Posted by: MadProfessah | November 21, 2008 at 09:07 AM
How about some honesty and full candor for a change? What are the long range implications of legalized homosexual marriage rights? How much that most people see as "gay advocacy" would come into the public schools? How much will the rest of us have to keep vigilant against gay advocacy in public schools, schools that are not doing a good job teaching reading, math and science?
And thats just public schools. I can't know how legalized homosexual marriage might be used in lawsuits that might impact ordinary life. Proponents of gay marriage are crafty about not dealing with the Massachusetts elementary school picture book cases where young children were confronted with gay love. I do not trust them because they scream "bigotry!" rather than deal with known, actual implications of legalized gay marriage, implications that the majority of Americans would not like to see universally imposed.
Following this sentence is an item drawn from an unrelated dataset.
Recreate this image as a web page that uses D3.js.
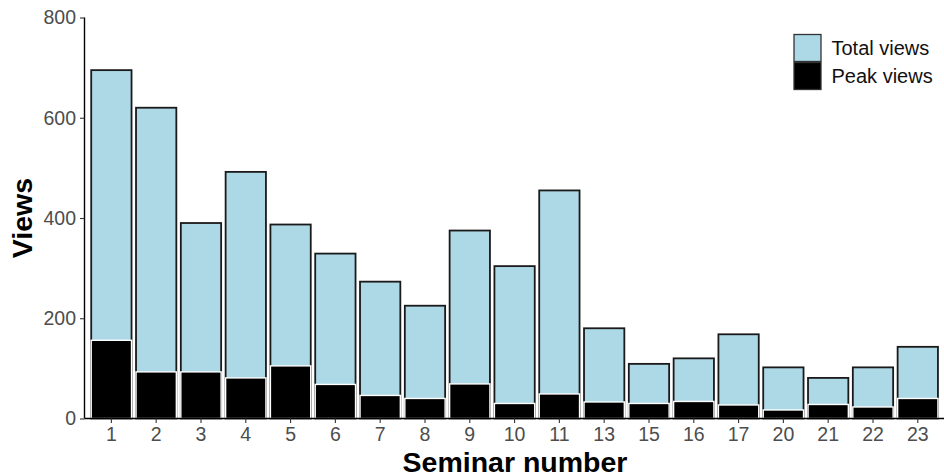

Posted by: S.Benham | November 21, 2008 at 08:32 AM
Maybe as suggested, everyone was reasonably sure it would go through. It does get closer each time focus is concentrated on getting it passed. I bet next time everyone will try even harder and will succeed.
Posted by: GeorgeMcCumiskey | November 21, 2008 at 01:21 AM
Even simpler: Anti-8 GLBT played the intellectual high-road while the Pro-8 camp pulled a winning strategy from Anita Bryant et.al. and used wild distortions and outright doomsday lies to appeal to base emotions, esp. parental fear -- Dispicable but highly effective politics. Never underestimate the primiitive brain; fear always trumps logic in the masses.
Posted by: Marco Luxe | November 20, 2008 at 10:13 PM
Another thing that led the to the down fall of this prop was just the whole issue on YES and No. By which i mean most people who did not see people out marching or campaigning were clueless as to which was which. every where you could here people sayin they were voting for prop 8 when they were really against it.
That detail most have been thought out so that miscommunication would occur
Posted by: Hecturtle | November 20, 2008 at 08:12 PM
So then, what did the Mormons have to do with the loss, and why the scapegoat?